Investment income is treated as the top slice of income so that the allowances and lower rate bands are used against earned income first and against income from savings before dividends.
Investment income is taxed at 20% unless your total income for the year enters the 40% band. Then a further 20% is payable on any income in that band from which 20% has been deducted at source.
if total income for the year is below the 20% band, investment income is taxed at 10% and if it is below the lo% band it is is tax free. Tax deducted at source at 20% can be recovered.
Tax is deducted from bank and building society interest at the rate of 20% before it is paid, unless recipients have completed a form (obtainable from the bank or building society) saying that their total income is below their total allowances.
Dividends on shares are treated as having been taxed at source at 10% (this is sometimes called the dividend tax credit). It cannot be avoided and cannot be recovered by a non taxpayer. Higher rate taxpayers must pay a further 32.5%.
Investments can be transferred between spouses to take advantage of one having lower income tax rates than the other, without incurring capital gains or inheritance tax liabilities, or stamp duty.

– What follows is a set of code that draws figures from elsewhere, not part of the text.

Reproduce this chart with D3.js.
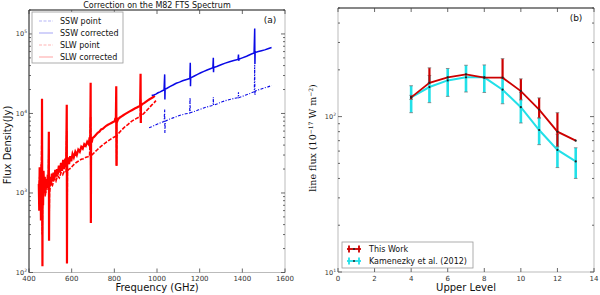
<!DOCTYPE html>
<html>
<head>
<meta charset="utf-8">
<script src="https://cdn.jsdelivr.net/npm/d3@7"></script>
<style>
body{margin:0;background:#fff}
svg{display:block}
text{font-family:"DejaVu Sans",sans-serif;fill:#111}
</style>
</head>
<body>
<svg id="mainsvg" width="600" height="295"></svg>
<script>
let svg = d3.select('#mainsvg');

// ---- panel (a): M82 FTS spectrum, [frequency GHz, flux density Jy]
const slwCorrected = [[446,1300],[448,600],[450,2100],[452,900],[454,1700],[456,450],[458,2300],[460,1100],[461,15300],[462,1200],[463,120],[464,1400],[466,700],[468,1900],[471,1200],[474,1600],[477,1000],[480,1500],[484,1150],[488,1700],[491,1300],[493,5900],[494,250],[495,1200],[499,1600],[503,1250],[507,1750],[511,1400],[515,1800],[519,1450],[523,1950],[527,1600],[531,2000],[535,1700],[540,2200],[545,1800],[550,2400],[555,1900],[560,2600],[565,2000],[570,2700],[574,2100],[577,12900],[578,130],[579,2300],[583,2800],[588,2300],[593,2900],[598,2500],[604,3100],[610,2800],[617,3300],[624,3000],[631,3500],[638,3300],[645,3800],[652,3600],[659,4100],[666,3900],[673,4400],[680,4100],[684,5000],[687,4300],[689,24300],[690,420],[691,5000],[694,4300],[698,4900],[706,5100],[714,5400],[722,5700],[730,5900],[738,6300],[746,6400],[754,6700],[762,7000],[770,7200],[778,7400],[786,7600],[794,7800],[802,8000],[805,8800],[807,7800],[809,22000],[810,2200],[811,8800],[814,8000],[818,8500],[826,8900],[834,9200],[842,9500],[850,9800],[858,10100],[866,10400],[874,10700],[882,11000],[890,11300],[898,11600],[906,11900],[914,12200],[921,12500],[923,31600],[924,7600],[925,12600],[933,13200],[941,13600],[949,14100],[957,14600],[965,15100],[973,15500],[981,16000],[990,16600]];
const slwPoint = [[446,1100],[450,1600],[454,800],[458,1700],[461,9000],[462,300],[464,1200],[470,1400],[476,900],[482,1300],[490,1100],[493,3500],[494,400],[496,1000],[502,1350],[510,1250],[518,1500],[526,1400],[534,1650],[542,1550],[550,1800],[558,1700],[566,1900],[574,1850],[577,6000],[578,300],[580,1900],[588,2000],[596,2050],[605,2200],[615,2350],[625,2450],[635,2550],[645,2650],[655,2700],[665,2800],[675,2850],[684,2900],[689,9000],[690,900],[692,2950],[700,3100],[710,3300],[720,3500],[730,3700],[740,3900],[750,4100],[760,4300],[770,4500],[780,4700],[790,4900],[800,5050],[809,5200],[810,9000],[811,2200],[812,5300],[822,5700],[832,6100],[842,6500],[852,6900],[862,7200],[872,7600],[882,8000],[892,8300],[902,8600],[912,8900],[921,9100],[923,15000],[924,7600],[926,9300],[936,9900],[946,10500],[956,11200],[966,12000],[976,12800],[986,13600],[995,14500]];
const sswCorrected = [[975,16800],[985,17100],[995,17500],[1005,18200],[1015,18700],[1025,19300],[1033,19800],[1036,31000],[1037,15000],[1038,20200],[1045,20600],[1060,21800],[1075,22800],[1090,24000],[1105,24800],[1120,25800],[1135,26600],[1150,27300],[1154,27800],[1156,43400],[1157,22000],[1158,28000],[1175,29600],[1190,31000],[1205,32500],[1220,33800],[1235,35200],[1250,36500],[1262,37500],[1264,50000],[1265,33000],[1266,37800],[1280,39000],[1300,41000],[1320,43000],[1340,44800],[1360,46300],[1380,47800],[1382,55000],[1383,46000],[1385,48200],[1400,50000],[1420,52500],[1440,55500],[1455,57500],[1458,117000],[1459,42000],[1460,58500],[1475,60000],[1490,61500],[1505,63000],[1520,65000],[1537,67500]];
const sswPoint = [[963,6600],[975,6800],[990,7100],[1005,7400],[1020,7700],[1033,7900],[1036,11200],[1037,5700],[1039,8000],[1055,8400],[1075,8800],[1095,9200],[1115,9600],[1135,9900],[1153,10100],[1155,15800],[1156,10200],[1175,10600],[1195,11100],[1215,11600],[1235,12100],[1255,12500],[1263,12700],[1264,16000],[1265,12700],[1285,13300],[1305,14000],[1325,14600],[1345,15100],[1365,15500],[1380,15800],[1382,18500],[1383,15800],[1400,16400],[1420,17200],[1440,18000],[1456,18800],[1458,41000],[1459,17000],[1461,19200],[1480,20000],[1500,20800],[1520,21600],[1537,22400]];
const freqTicks = [400, 600, 800, 1000, 1200, 1400, 1600];
const fluxDecades = [2, 3, 4, 5];
const legendA = ['SSW point', 'SSW corrected', 'SLW point', 'SLW corrected'];

// ---- panel (b): CO line fluxes (1e-17 W m^-2) against upper level J
const levels = [4, 5, 6, 7, 8, 9, 10, 11, 12, 13];
const thisWork = [133, 165, 179, 187, 178, 178, 146, 111, 80, 70];
const thisWorkLow = [129, 165, 179, 187, 178, 178, 128, 98, 64, 70];
const thisWorkHigh = [137, 206, 179, 187, 178, 236, 175, 132, 106, 70];
const kamenetzky = [133, 155, 171, 179, 179, 149, 115, 82, 61, 51.5];
const kamenetzkyLow = [106, 123, 135, 144, 143, 121, 91, 66, 47, 40];
const kamenetzkyHigh = [158, 184, 204, 214, 215, 177, 143, 98, 77, 63];
const levelTicks = [0, 2, 4, 6, 8, 10, 12, 14];
const lineFluxDecades = [1, 2];
const legendB = ['This Work', 'Kamenezky et al. (2012)'];

const blue = '#0a0ae6', red = '#ff0000', cyan = '#22e0e8', darkred = '#cc0000';

// scales
const xA = d3.scaleLinear().domain([400, 1600]).range([29, 285]);
const yA = d3.scaleLog().domain([100, 2e5]).range([272.5, 10]);
const xB = d3.scaleLinear().domain([0, 14]).range([338, 594]);
const yB = d3.scaleLog().domain([10, 500]).range([272, 8]);

function drawFrame(x0, x1, y0, y1, darkLeft) {
    svg.append('line').attr('x1', x0).attr('x2', x0).attr('y1', y0).attr('y2', y1)
        .attr('stroke', darkLeft ? '#111' : '#bbb').attr('stroke-width', 1);
    svg.append('line').attr('x1', x1).attr('x2', x1).attr('y1', y0).attr('y2', y1)
        .attr('stroke', '#bbb').attr('stroke-width', 1);
    svg.append('line').attr('x1', x0).attr('x2', x1).attr('y1', y1).attr('y2', y1)
        .attr('stroke', '#bbb').attr('stroke-width', 1);
    svg.append('line').attr('x1', x0).attr('x2', x1).attr('y1', y0).attr('y2', y0)
        .attr('stroke', '#111').attr('stroke-width', 1.2);
}

function drawTicks(x, y, xticks, decades) {
    const [x0, x1] = x.range();
    const [y1, y0] = y.range();
    const g = svg.append('g').attr('stroke', '#444').attr('stroke-width', 0.8);
    xticks.forEach(t => {
        g.append('line').attr('x1', x(t)).attr('x2', x(t)).attr('y1', y1).attr('y2', y1 - 4);
        g.append('line').attr('x1', x(t)).attr('x2', x(t)).attr('y1', y0).attr('y2', y0 + 4);
    });
    y.ticks().forEach(t => {
        const major = Math.abs(Math.log10(t) - Math.round(Math.log10(t))) < 1e-9;
        const len = major ? 4 : 2;
        g.append('line').attr('x1', x0).attr('x2', x0 + len).attr('y1', y(t)).attr('y2', y(t));
        g.append('line').attr('x1', x1).attr('x2', x1 - len).attr('y1', y(t)).attr('y2', y(t));
    });
    svg.selectAll(null).data(xticks).enter().append('text')
        .attr('x', d => x(d)).attr('y', y1 + 8.5)
        .attr('text-anchor', 'middle').attr('font-size', 7).style('fill', '#333')
        .text(d => d);
    const lab = svg.selectAll(null).data(decades).enter().append('text')
        .attr('x', x0 - 2).attr('y', d => y(Math.pow(10, d)) + 2.5)
        .attr('text-anchor', 'end').attr('font-size', 6.5).style('fill', '#333');
    lab.append('tspan').text('10');
    lab.append('tspan').attr('dy', -3).attr('font-size', 4.5).text(d => d);
}

// ---------------- panel (a)
drawFrame(29, 285, 10, 272.5, true);
svg.append('clipPath').attr('id', 'clipA').append('rect')
    .attr('x', 29).attr('y', 10).attr('width', 256).attr('height', 262.5);

const lineA = d3.line().x(d => xA(d[0])).y(d => yA(d[1]));
const gA = svg.append('g').attr('clip-path', 'url(#clipA)').attr('fill', 'none');
gA.append('path').datum(slwPoint).attr('d', lineA)
    .attr('stroke', red).attr('stroke-width', 1.6).attr('stroke-dasharray', '4,1.5');
gA.append('path').datum(slwCorrected).attr('d', lineA)
    .attr('stroke', red).attr('stroke-width', 2.2);
gA.append('path').datum(sswPoint).attr('d', lineA)
    .attr('stroke', blue).attr('stroke-width', 1.1).attr('stroke-dasharray', '3,1.5,1,1.5');
gA.append('path').datum(sswCorrected).attr('d', lineA)
    .attr('stroke', blue).attr('stroke-width', 1.5);

drawTicks(xA, yA, freqTicks, fluxDecades);

svg.append('text').attr('x', 157).attr('y', 7.5).attr('text-anchor', 'middle')
    .attr('font-size', 8).text('Correction on the M82 FTS Spectrum');
svg.append('text').attr('x', 270).attr('y', 23).attr('text-anchor', 'middle')
    .attr('font-size', 9).text('(a)');
svg.append('text').attr('x', 157).attr('y', 291).attr('text-anchor', 'middle')
    .attr('font-size', 10).text('Frequency (GHz)');
svg.append('text').attr('transform', 'translate(11,145) rotate(-90)')
    .attr('text-anchor', 'middle').attr('font-size', 10).text('Flux Density(Jy)');

// legend (a)
const legA = svg.append('g');
legA.append('rect').attr('x', 32).attr('y', 12).attr('width', 91).attr('height', 51)
    .attr('fill', '#fff').attr('stroke', '#999').attr('stroke-width', 0.8);
const legStyles = [
    {c: blue, dash: '3,1.5'}, {c: blue, dash: null},
    {c: red, dash: '3,1.5'}, {c: red, dash: null}
];
legendA.forEach((name, i) => {
    const yy = 21 + i * 12;
    legA.append('line').attr('x1', 39).attr('x2', 53).attr('y1', yy).attr('y2', yy)
        .attr('stroke', legStyles[i].c).attr('stroke-opacity', 0.3).attr('stroke-width', 1.2)
        .attr('stroke-dasharray', legStyles[i].dash);
    legA.append('text').attr('x', 60).attr('y', yy + 3).attr('font-size', 8).text(name);
});

// ---------------- panel (b)
drawFrame(338, 594, 8, 272, false);

const rows = levels.map((j, i) => ({
    j: j,
    red: thisWork[i], redLo: thisWorkLow[i], redHi: thisWorkHigh[i],
    cy: kamenetzky[i], cyLo: kamenetzkyLow[i], cyHi: kamenetzkyHigh[i]
}));

function errorBars(lo, hi, color, w) {
    const g = svg.append('g');
    rows.filter(d => d[hi] > d[lo]).forEach(d => {
        g.append('line').attr('x1', xB(d.j)).attr('x2', xB(d.j))
            .attr('y1', yB(d[lo])).attr('y2', yB(d[hi]))
            .attr('stroke', color).attr('stroke-width', w);
        [d[lo], d[hi]].forEach(v => {
            g.append('line').attr('x1', xB(d.j) - 1.8).attr('x2', xB(d.j) + 1.8)
                .attr('y1', yB(v)).attr('y2', yB(v))
                .attr('stroke', '#777').attr('stroke-width', 0.8);
        });
    });
}

errorBars('cyLo', 'cyHi', cyan, 2.6);
svg.append('path').datum(rows)
    .attr('d', d3.line().x(d => xB(d.j)).y(d => yB(d.cy)))
    .attr('fill', 'none').attr('stroke', cyan).attr('stroke-width', 2);
errorBars('redLo', 'redHi', darkred, 2.2);
svg.append('path').datum(rows)
    .attr('d', d3.line().x(d => xB(d.j)).y(d => yB(d.red)))
    .attr('fill', 'none').attr('stroke', darkred).attr('stroke-width', 1.8);

svg.selectAll(null).data(rows).enter().append('circle')
    .attr('cx', d => xB(d.j)).attr('cy', d => yB(d.cy)).attr('r', 1.1).attr('fill', '#222');
svg.selectAll(null).data(rows).enter().append('circle')
    .attr('cx', d => xB(d.j)).attr('cy', d => yB(d.red)).attr('r', 1.1).attr('fill', '#222');

drawTicks(xB, yB, levelTicks, lineFluxDecades);

svg.append('text').attr('x', 576).attr('y', 21).attr('text-anchor', 'middle')
    .attr('font-size', 9).text('(b)');
svg.append('text').attr('x', 466).attr('y', 291).attr('text-anchor', 'middle')
    .attr('font-size', 10).text('Upper Level');

const yLabB = svg.append('text').attr('transform', 'translate(316,138) rotate(-90)')
    .attr('text-anchor', 'middle').attr('font-size', 9.5)
    .style('font-family', '"DejaVu Serif",serif');
yLabB.append('tspan').text('line flux (10');
yLabB.append('tspan').attr('dy', -3.5).attr('font-size', 6).text('−17');
yLabB.append('tspan').attr('dy', 3.5).text(' W m');
yLabB.append('tspan').attr('dy', -3.5).attr('font-size', 6).text('−2');
yLabB.append('tspan').attr('dy', 3.5).text(')');

// legend (b)
const legB = svg.append('g');
legB.append('rect').attr('x', 342).attr('y', 242).attr('width', 131).attr('height', 26)
    .attr('fill', '#fff').attr('stroke', '#999').attr('stroke-width', 0.8);
[darkred, cyan].forEach((c, i) => {
    const yy = 249 + i * 12;
    legB.append('line').attr('x1', 347).attr('x2', 361).attr('y1', yy).attr('y2', yy)
        .attr('stroke', c).attr('stroke-width', 1.8);
    [349, 359].forEach(xx => {
        legB.append('line').attr('x1', xx).attr('x2', xx).attr('y1', yy - 3.5).attr('y2', yy + 3.5)
            .attr('stroke', c).attr('stroke-width', 1.8);
    });
    legB.append('circle').attr('cx', 354).attr('cy', yy).attr('r', 1).attr('fill', '#222');
    legB.append('text').attr('x', 369).attr('y', yy + 3).attr('font-size', 8).text(legendB[i]);
});
</script>
</body>
</html>
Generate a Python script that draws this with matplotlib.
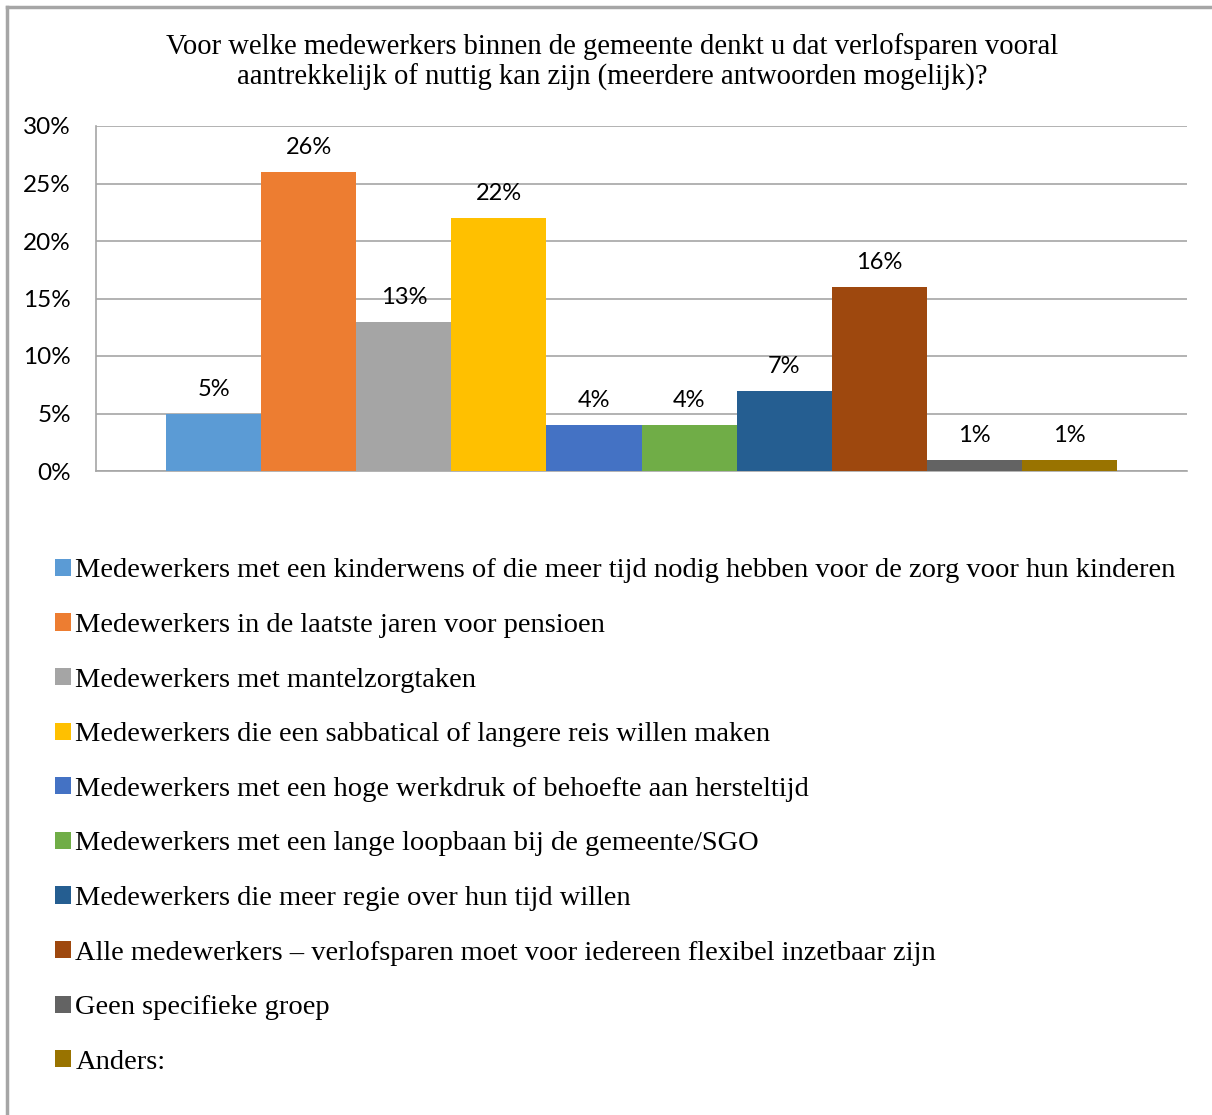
import matplotlib.pyplot as plt
from matplotlib.lines import Line2D
from matplotlib.patches import Patch
from matplotlib.ticker import FuncFormatter

title = ("Voor welke medewerkers binnen de gemeente denkt u dat verlofsparen vooral\n"
         "aantrekkelijk of nuttig kan zijn (meerdere antwoorden mogelijk)?")

groups = [
    "Medewerkers met een kinderwens of die meer tijd nodig hebben voor de zorg voor hun kinderen",
    "Medewerkers in de laatste jaren voor pensioen",
    "Medewerkers met mantelzorgtaken",
    "Medewerkers die een sabbatical of langere reis willen maken",
    "Medewerkers met een hoge werkdruk of behoefte aan hersteltijd",
    "Medewerkers met een lange loopbaan bij de gemeente/SGO",
    "Medewerkers die meer regie over hun tijd willen",
    "Alle medewerkers \u2013 verlofsparen moet voor iedereen flexibel inzetbaar zijn",
    "Geen specifieke groep",
    "Anders:",
]
shares = [5, 26, 13, 22, 4, 4, 7, 16, 1, 1]
colors = ["#5B9BD5", "#ED7D31", "#A5A5A5", "#FFC000", "#4472C4",
          "#70AD47", "#255E91", "#9E480E", "#636363", "#997300"]

serif = "Liberation Serif"
sans = "Lato"

fig = plt.figure(figsize=(12.12, 11.15), dpi=100)
ax = fig.add_axes([96 / 1212, 1 - 471 / 1115, 1091 / 1212, 345 / 1115])

xs = list(range(len(shares)))
bars = ax.bar(xs, shares, width=1.0, color=colors, zorder=3)
for x, v in zip(xs, shares):
    ax.annotate(f"{v}%", (x, v), xytext=(0, 10), textcoords="offset points",
                ha="center", va="bottom", fontsize=17, family=sans)

ax.set_xlim(-1.237, 10.237)
ax.set_ylim(0, 30)
ax.set_yticks(range(0, 31, 5))
ax.yaxis.set_major_formatter(FuncFormatter(lambda v, _: f"{v:.0f}%"))
ax.set_xticks([])
ax.tick_params(axis="y", length=0, pad=18, labelsize=17.5)
for lab in ax.get_yticklabels():
    lab.set_family(sans)
ax.grid(axis="y", color="#A6A6A6", linewidth=1.2, zorder=0)
for side in ("top", "right"):
    ax.spines[side].set_visible(False)
for side in ("left", "bottom"):
    ax.spines[side].set_color("#A6A6A6")
    ax.spines[side].set_linewidth(1.2)

fig.text(612 / 1212, 1 - 62 / 1115, title, ha="center", va="center",
         fontsize=20.6, family=serif, linespacing=1.22)

handles = [Patch(facecolor=c, edgecolor="none") for c in colors]
fig.legend(handles, groups, loc="upper left", bbox_to_anchor=(44 / 1212, 1 - 547 / 1115),
           frameon=False, prop={"family": serif, "size": 20.5},
           handlelength=0.55, handleheight=0.55, handletextpad=0.15,
           labelspacing=1.04, borderaxespad=0)

# frame edges along the top and left of the figure
fig.add_artist(Line2D([7 / 1212, 1], [1 - 7 / 1115] * 2, color="#A6A6A6", lw=2.5))
fig.add_artist(Line2D([7 / 1212] * 2, [0, 1 - 7 / 1115], color="#A6A6A6", lw=2.5))

fig.savefig("out.png", dpi=100)
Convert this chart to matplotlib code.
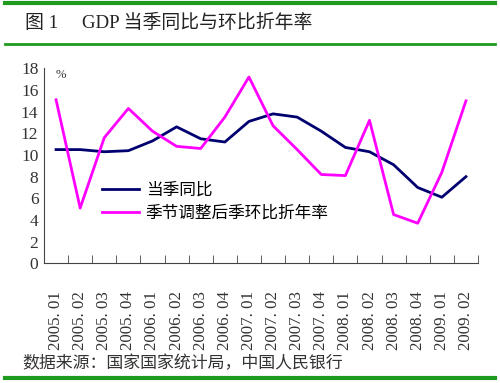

Investments free of income tax
Income from the following investments is free of tax:
- National Savings certificates, children's bonus bonds and premium bonds
- ISAs and PEPs
- TESSAs (till maturity)
- friendly society savings schemes
- venture capital trusts
- commercial forestry
Tax relief on amount invested
There are also certain investments which earn income tax relief on the amount invested. The relief would be at your highest tax rate. They are:
pension scheme contributions within Inland Revenue limits new enterprise investment schemes and venture capital trusts.